The line holding "ax.axhline(gy, **grid_kw)" is the last one to output; start at the first line of the data, keep every line in between exactly, and leave out pictures.

**** PROVIDED DATA

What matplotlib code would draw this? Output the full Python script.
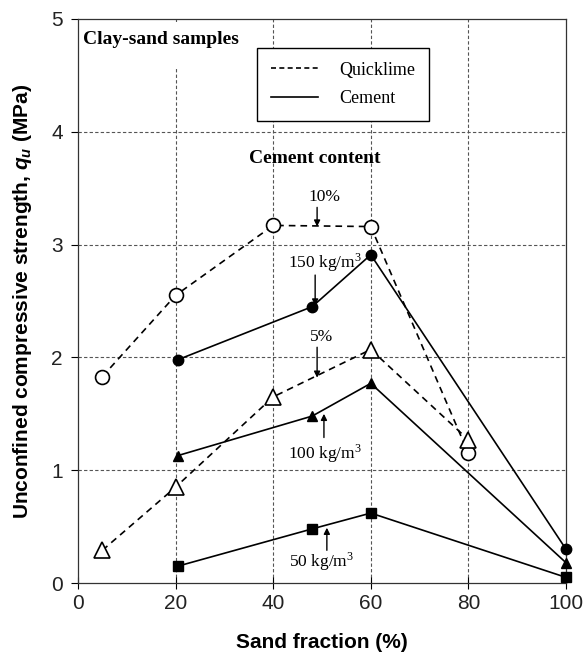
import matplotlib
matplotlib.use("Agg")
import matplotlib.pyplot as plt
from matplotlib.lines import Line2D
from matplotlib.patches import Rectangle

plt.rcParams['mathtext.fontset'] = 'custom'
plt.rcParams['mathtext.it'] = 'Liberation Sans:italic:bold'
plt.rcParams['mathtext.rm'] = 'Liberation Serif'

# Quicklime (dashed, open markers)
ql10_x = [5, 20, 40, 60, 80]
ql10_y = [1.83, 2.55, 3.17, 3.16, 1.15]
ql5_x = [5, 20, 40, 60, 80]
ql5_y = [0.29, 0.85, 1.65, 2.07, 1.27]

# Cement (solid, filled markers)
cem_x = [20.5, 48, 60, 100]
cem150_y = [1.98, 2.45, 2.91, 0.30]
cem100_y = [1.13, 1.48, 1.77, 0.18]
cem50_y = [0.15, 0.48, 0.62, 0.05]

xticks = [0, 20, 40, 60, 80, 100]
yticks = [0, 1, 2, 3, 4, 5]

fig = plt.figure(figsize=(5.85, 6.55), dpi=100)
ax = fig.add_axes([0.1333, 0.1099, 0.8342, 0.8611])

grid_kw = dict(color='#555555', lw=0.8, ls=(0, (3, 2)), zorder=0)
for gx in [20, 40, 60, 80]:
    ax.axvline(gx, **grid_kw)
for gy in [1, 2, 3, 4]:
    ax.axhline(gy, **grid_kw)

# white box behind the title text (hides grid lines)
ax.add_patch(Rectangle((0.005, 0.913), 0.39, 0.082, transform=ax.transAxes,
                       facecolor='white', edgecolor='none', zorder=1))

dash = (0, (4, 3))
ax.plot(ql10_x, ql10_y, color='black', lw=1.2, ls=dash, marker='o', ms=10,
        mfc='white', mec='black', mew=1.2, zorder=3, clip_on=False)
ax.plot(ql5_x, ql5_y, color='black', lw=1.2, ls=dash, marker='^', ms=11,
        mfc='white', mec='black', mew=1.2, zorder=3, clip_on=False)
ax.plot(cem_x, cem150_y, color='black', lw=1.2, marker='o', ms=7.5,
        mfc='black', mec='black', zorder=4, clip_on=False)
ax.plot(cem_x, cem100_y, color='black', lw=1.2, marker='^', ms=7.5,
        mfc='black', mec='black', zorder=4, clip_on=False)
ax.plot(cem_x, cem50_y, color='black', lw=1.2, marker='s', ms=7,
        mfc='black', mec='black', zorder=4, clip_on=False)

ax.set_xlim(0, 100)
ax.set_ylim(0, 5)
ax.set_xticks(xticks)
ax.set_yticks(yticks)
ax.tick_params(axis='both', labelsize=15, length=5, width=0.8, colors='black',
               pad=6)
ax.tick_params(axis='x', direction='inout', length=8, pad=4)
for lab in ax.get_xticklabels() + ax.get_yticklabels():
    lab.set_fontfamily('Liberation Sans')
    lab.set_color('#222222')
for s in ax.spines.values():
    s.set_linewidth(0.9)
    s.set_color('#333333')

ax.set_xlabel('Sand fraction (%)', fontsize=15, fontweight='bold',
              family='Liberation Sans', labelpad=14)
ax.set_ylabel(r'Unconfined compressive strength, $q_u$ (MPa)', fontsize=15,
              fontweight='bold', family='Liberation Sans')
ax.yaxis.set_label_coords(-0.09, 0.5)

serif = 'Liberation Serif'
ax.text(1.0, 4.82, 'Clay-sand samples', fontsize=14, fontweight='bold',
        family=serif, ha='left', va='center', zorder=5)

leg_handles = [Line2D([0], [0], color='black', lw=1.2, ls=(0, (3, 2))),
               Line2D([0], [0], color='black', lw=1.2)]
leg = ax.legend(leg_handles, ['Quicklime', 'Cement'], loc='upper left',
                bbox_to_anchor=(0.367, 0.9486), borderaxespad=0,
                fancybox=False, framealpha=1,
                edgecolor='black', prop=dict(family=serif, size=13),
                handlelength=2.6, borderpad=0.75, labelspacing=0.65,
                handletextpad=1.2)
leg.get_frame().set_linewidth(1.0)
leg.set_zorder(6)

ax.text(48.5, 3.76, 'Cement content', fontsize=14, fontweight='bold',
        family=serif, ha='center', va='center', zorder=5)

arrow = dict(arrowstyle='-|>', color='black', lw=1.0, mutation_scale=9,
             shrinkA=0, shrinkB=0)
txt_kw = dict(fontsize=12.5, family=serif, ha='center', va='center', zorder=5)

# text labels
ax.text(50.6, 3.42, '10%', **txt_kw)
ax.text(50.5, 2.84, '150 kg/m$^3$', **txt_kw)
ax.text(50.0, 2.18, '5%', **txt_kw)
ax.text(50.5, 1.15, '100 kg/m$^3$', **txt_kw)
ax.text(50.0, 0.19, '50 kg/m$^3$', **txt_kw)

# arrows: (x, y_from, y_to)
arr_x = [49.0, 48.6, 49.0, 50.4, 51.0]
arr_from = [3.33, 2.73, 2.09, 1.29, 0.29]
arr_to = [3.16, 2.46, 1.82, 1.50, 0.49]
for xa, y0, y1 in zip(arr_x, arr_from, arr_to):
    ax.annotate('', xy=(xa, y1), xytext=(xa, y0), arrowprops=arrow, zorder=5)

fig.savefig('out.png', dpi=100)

********

▶ EXERCISE RESPONSE
What matplotlib code would draw this? Output the full Python script.
import matplotlib
matplotlib.use("Agg")
import matplotlib.pyplot as plt
from matplotlib.lines import Line2D
from matplotlib.patches import Rectangle

plt.rcParams['mathtext.fontset'] = 'custom'
plt.rcParams['mathtext.it'] = 'Liberation Sans:italic:bold'
plt.rcParams['mathtext.rm'] = 'Liberation Serif'

# Quicklime (dashed, open markers)
ql10_x = [5, 20, 40, 60, 80]
ql10_y = [1.83, 2.55, 3.17, 3.16, 1.15]
ql5_x = [5, 20, 40, 60, 80]
ql5_y = [0.29, 0.85, 1.65, 2.07, 1.27]

# Cement (solid, filled markers)
cem_x = [20.5, 48, 60, 100]
cem150_y = [1.98, 2.45, 2.91, 0.30]
cem100_y = [1.13, 1.48, 1.77, 0.18]
cem50_y = [0.15, 0.48, 0.62, 0.05]

xticks = [0, 20, 40, 60, 80, 100]
yticks = [0, 1, 2, 3, 4, 5]

fig = plt.figure(figsize=(5.85, 6.55), dpi=100)
ax = fig.add_axes([0.1333, 0.1099, 0.8342, 0.8611])

grid_kw = dict(color='#555555', lw=0.8, ls=(0, (3, 2)), zorder=0)
for gx in [20, 40, 60, 80]:
    ax.axvline(gx, **grid_kw)
for gy in [1, 2, 3, 4]:
    ax.axhline(gy, **grid_kw)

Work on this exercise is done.